Por Luis Vicente León | El Universal
Comenzaba a escribir mi artículo cuando, en uno de esos chats que me enloquecen a diario, recibí el video donde al final se ve al niño muerto. Los gritos de quienes grababan el video eran desgarradores: ¿Qué hace ahí? Y a los segundos: “Lo mataron, lo mataron”.
Trato de ser objetivo en todos los aspectos de mi vida. No es algo que siempre logro. Es quizás la parte más difícil de lo que hago. Pero esa noche se me encendió la rabia, la frustración y la ira, sin saber cuál más grande, más triste o más dolorosa. Y no eran los gritos, ni las acusaciones ni el ping pong de responsabilidades, porque en ese mismo momento todo era irrelevante para mí. Sólo una cosa llenaba mi mente: el niño muerto. No importa cuántos muertos haya y cómo algunos se desensibilicen sobre esas muertes. La muerte, y en especial la de un niño, de un sute de diecisiete, es una desgracia, un desastre, una tragedia y no puedo entender cómo alguien no lo siente así o lo ve como un evento frío, normal en una lucha o una guerra.
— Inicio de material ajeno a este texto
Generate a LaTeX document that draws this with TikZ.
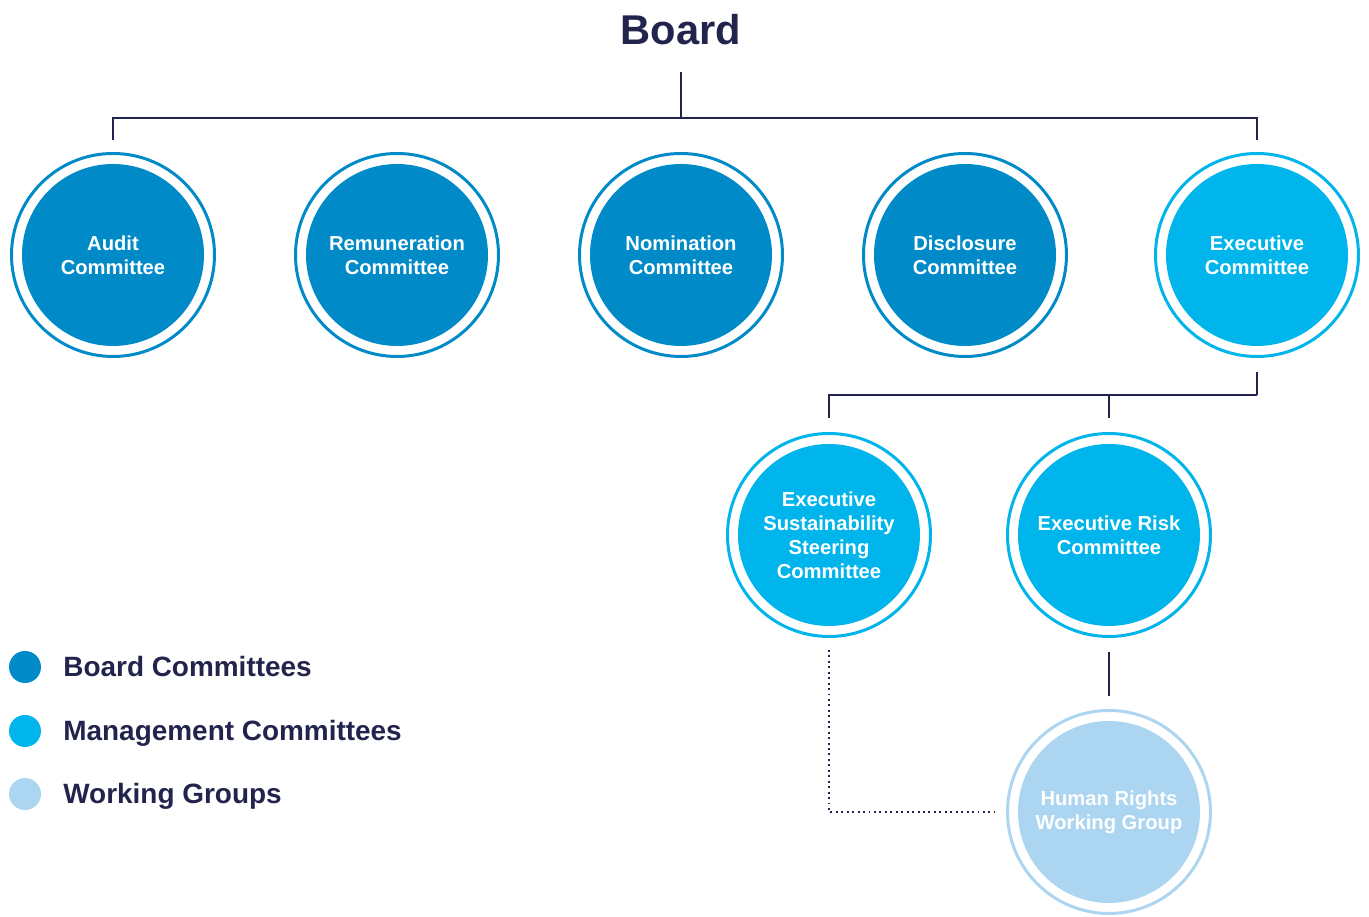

Nunca lo ven así los padres del niño muerto, quizás eso explica porqué tantos padres y madres de Venezuela tampoco podemos.
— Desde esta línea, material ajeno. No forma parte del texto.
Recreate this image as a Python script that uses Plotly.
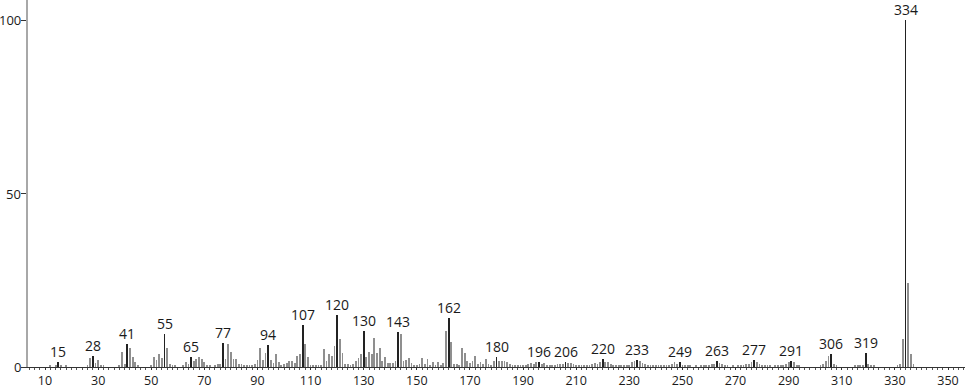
import plotly.graph_objects as go

# m/z values and relative intensities
mz = [12, 14, 15, 16, 18, 26, 27, 28, 29, 30, 31, 32,
      38, 39, 40, 41, 42, 43, 44, 45,
      50, 51, 52, 53, 54, 55, 56, 57, 58, 59,
      62, 63, 64, 65, 66, 67, 68, 69, 70, 71, 72,
      74, 75, 76, 77, 78, 79, 80, 81, 82, 83, 84, 85, 86, 87, 88, 89,
      90, 91, 92, 93, 94, 95, 96, 97, 98, 99, 100,
      101, 102, 103, 104, 105, 106, 107, 108, 109, 110, 111, 112, 113,
      114, 115, 116, 117, 118, 119, 120, 121, 122, 123, 124, 125,
      126, 127, 128, 129, 130, 131, 132, 133, 134, 135, 136, 137, 138, 139,
      140, 141, 142, 143, 144, 145, 146, 147, 148, 149,
      150, 151, 152, 153, 154, 155, 156, 157, 158, 159, 160, 161, 162, 163,
      164, 165, 166, 167, 168, 169, 170, 171, 172, 173, 174, 175, 176, 177,
      178, 179, 180, 181, 182, 183, 184, 185, 186, 187, 188, 189,
      190, 191, 192, 193, 194, 195, 196, 197, 198, 199, 200, 201, 202, 203,
      204, 205, 206, 207, 208, 209, 210, 211, 212, 213, 214, 215, 216, 217,
      218, 219, 220, 221, 222, 223, 224, 225, 226, 227, 228, 229, 230, 231,
      232, 233, 234, 235, 236, 237, 238, 239, 240, 241, 242, 243, 244, 245,
      246, 247, 248, 249, 250, 251, 252, 253, 255, 257, 258, 259, 260, 261,
      262, 263, 264, 265, 266, 267, 269, 271, 272, 273, 274, 275, 276, 277,
      278, 279, 280, 281, 282, 283, 285, 286, 287, 288, 289, 290, 291, 292,
      293, 294, 302, 303, 304, 305, 306, 307, 308, 315, 316, 317, 318, 319,
      320, 321, 322, 331, 332, 333, 334, 335, 336, 337]
intensity = [0.3, 0.5, 1.5, 0.3, 0.5, 0.5, 2.5, 3.3, 1.2, 2.0, 0.4, 0.3,
             0.4, 4.3, 0.8, 6.6, 5.5, 3.0, 1.5, 0.5,
             0.5, 2.9, 2.0, 3.7, 2.6, 9.5, 5.5, 1.0, 0.6, 0.3,
             0.4, 1.5, 0.8, 2.9, 1.7, 2.3, 2.8, 2.3, 1.3, 0.6, 0.3,
             0.4, 1.0, 1.0, 6.9, 2.3, 6.6, 4.3, 2.4, 2.4, 0.8, 0.8, 0.5, 0.5, 0.5, 0.4, 1.0,
             2.0, 5.5, 2.0, 4.1, 6.3, 2.0, 1.2, 3.7, 1.3, 0.6, 0.8,
             1.1, 1.7, 1.7, 1.2, 3.2, 3.7, 12.1, 6.6, 2.9, 0.6, 0.5, 0.5, 0.6,
             0.5, 5.2, 1.7, 3.7, 3.2, 6.1, 15.0, 8.0, 4.1, 0.8, 0.8, 0.6,
             1.0, 1.8, 2.7, 3.7, 10.5, 2.9, 4.4, 3.7, 8.3, 4.1, 5.4, 1.7, 2.9, 1.1,
             1.1, 1.1, 1.7, 10.2, 9.5, 1.7, 2.0, 2.7, 1.1, 0.5,
             0.6, 0.8, 2.5, 0.8, 2.2, 0.6, 1.5, 0.5, 1.5, 0.6, 1.1, 10.5, 14.1, 7.3,
             0.9, 0.9, 0.4, 5.4, 4.1, 1.8, 1.1, 1.7, 3.2, 1.0, 1.5, 0.8, 2.3, 1.0,
             0.7, 1.8, 2.9, 1.8, 1.8, 1.8, 1.5, 1.0, 0.5, 0.5, 0.3, 0.4,
             0.5, 0.6, 1.0, 1.2, 0.8, 1.4, 1.5, 1.0, 1.1, 0.6, 0.4, 0.5, 0.5, 0.9,
             1.0, 0.8, 1.4, 1.2, 1.2, 0.9, 0.6, 0.4, 0.3, 0.3, 0.5, 0.7, 0.9, 1.2,
             1.0, 1.5, 2.2, 1.4, 1.5, 1.0, 0.5, 0.3, 0.3, 0.3, 0.3, 0.5, 0.6, 1.4,
             1.8, 2.0, 1.8, 1.2, 0.8, 0.5, 0.3, 0.5, 0.3, 0.4, 0.3, 0.5, 0.6, 0.7,
             0.8, 1.3, 0.8, 1.5, 0.7, 0.4, 0.3, 0.3, 0.3, 0.3, 0.4, 0.5, 0.6, 0.8,
             1.0, 1.8, 1.2, 0.8, 0.4, 0.3, 0.3, 0.3, 0.4, 0.7, 0.8, 1.0, 1.5, 2.0,
             1.3, 0.8, 0.5, 0.4, 0.3, 0.3, 0.3, 0.4, 0.5, 0.6, 1.0, 1.5, 1.8, 1.5,
             0.6, 0.3, 0.3, 1.0, 1.8, 3.2, 3.7, 1.0, 0.3, 0.3, 0.4, 0.4, 0.5, 3.9,
             1.0, 0.5, 0.3, 0.3, 1.0, 8.1, 100.0, 24.2, 3.8, 1.0]

# Peaks carrying an m/z label
labeled_mz = [15, 28, 41, 55, 65, 77, 94, 107, 120, 130, 143, 162, 180, 196,
              206, 220, 233, 249, 263, 277, 291, 306, 319, 334]

x_tickvals = list(range(10, 351, 20))
y_tickvals = [0, 50, 100]

FONT = "Open Sans"
TXT = "#1a1a1a"

lookup = dict(zip(mz, intensity))
lab_set = set(labeled_mz)
plain_x = [m for m in mz if m not in lab_set]
plain_y = [lookup[m] for m in plain_x]
lab_y = [lookup[m] for m in labeled_mz]

fig = go.Figure()
fig.add_trace(go.Bar(x=plain_x, y=plain_y, width=0.3,
                     marker=dict(color="#8f8f8f", line=dict(width=0)),
                     hoverinfo="x+y"))
fig.add_trace(go.Bar(x=labeled_mz, y=lab_y, width=0.3,
                     marker=dict(color="#222222", line=dict(width=0)),
                     hoverinfo="x+y"))

# peak labels
for m, v in zip(labeled_mz, lab_y):
    fig.add_annotation(x=m, y=v, xref="x", yref="y", text=str(m),
                       showarrow=False, yanchor="bottom", yshift=0,
                       borderpad=0,
                       font=dict(family=FONT, size=14, color=TXT))

# y tick labels (placed as annotations so "100" fits left of the axis)
for v in y_tickvals:
    fig.add_annotation(x=0, y=v, xref="paper", yref="y", text=str(v),
                       showarrow=False, xanchor="right", xshift=-5,
                       font=dict(family=FONT, size=13, color=TXT))

fig.update_layout(
    width=966, height=389,
    margin=dict(l=28, r=1, t=0, b=22, autoexpand=False),
    paper_bgcolor="white", plot_bgcolor="white",
    showlegend=False, bargap=0,
    font=dict(family=FONT, size=12.5, color=TXT),
)
fig.update_xaxes(range=[3.6, 356.4], tickvals=x_tickvals, automargin=False,
                 showgrid=False, zeroline=False,
                 showline=True, linecolor="#333333", linewidth=1,
                 ticks="outside", ticklen=2, tickcolor="#333333",
                 minor=dict(dtick=2, tick0=0, ticks="outside", ticklen=2,
                            tickcolor="#555555", showgrid=False),
                 tickfont=dict(family=FONT, size=12.5, color=TXT))
fig.update_yaxes(range=[0, 105.8], tickvals=y_tickvals, automargin=False,
                 showticklabels=False,
                 showgrid=False, zeroline=False,
                 showline=True, linecolor="#a8a8a8", linewidth=2,
                 ticks="outside", ticklen=5, tickcolor="#333333")

fig.write_html("out.html")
Y entonces no pude hacer más nada. Qué me importaba ya lo que estaba escribiendo, luego de ver al niño muerto. Porque me daba igual quién es el niño, ni lo que hacia ni lo que tenía en mente, en su corazón o en su mano. Porque quien fuera o lo que hiciera no cambiaba mi sentimiento. Era también mi niño… y estaba muerto.
No se ve en el video la secuencia de los hechos. No sé que hacia el niño ahí y tampoco se ve el momento en el que muere, sólo se ve cuando ya está muerto.
Y no me importa si tenía un mortero o un cohete, o si en realidad lo que tenía era un juguete, porque lo único que a mí me importa es que era un niño venezolano, que sólo tenía diecisiete.
Y cuando se tienen diecisiete se tienen todas las estrellas en la cabeza y el corazón incandescente. Y las ilusiones. Y las esperanzas. Y el deseo de un futuro prominente. Y la vida cerca y los ideales frescos, y la muerte tiene que estar muy lejos, cuando se tienen diecisiete.
Cuando se tienen diecisiete se tiene el futuro entero y todo el presente. Pero si ese presente es feo, difícil y duro. Si tu libertad está comprometida. Si abusan de ti y de tu gente. Si no te puedes expresar a través de los mecanismos democráticos que nos da la Constitución y las leyes, pues no es de extrañar la disposición a luchar por el cambio y por el futuro que mereces. A veces en una lucha buena, otras malas y algunas veces inteligente.
La violencia no resuelve ningún problema. Es el problema. Y los resultados están ahí, tendidos en el piso, como el niño muerto.
Y mientras todo esto está pasando por mi mente, en otro de mis chats anuncian que llegó su mamá a la clínica y volví a llorar sin parar, sólo de imaginar lo que lloraría yo, ahí, al ver mi niño muerto. ¿Qué puedes sentir sino la tristeza más profunda, indescriptible, insoportable, que absolutamente nada en el mundo puede compensar o aliviar?
Ya van más de 70 muertos, muchos de ellos tan niños como este niño muerto. Nuestros niños muertos. ¿Sabes cuántas ilusiones se fueron con ellos? ¿Sabes cuántas lágrimas de dolor sincero? ¿Sabes cuántas familias destruidas y cuántas historias que nunca contaremos?
En la Venezuela que quiero, en la que merecemos, no pueden haber niños muertos, porque no se construye la vida, la felicidad y el futuro sino con niños vivos, que no podemos perder bajo ningún concepto.
Que Dios reciba a todos nuestros muertos y consuele a sus padres, familiares, amigos y a todo un país entero, que hoy sólo tiene duelo, pero que esperamos que muy pronto tenga libertad, felicidad y consuelo.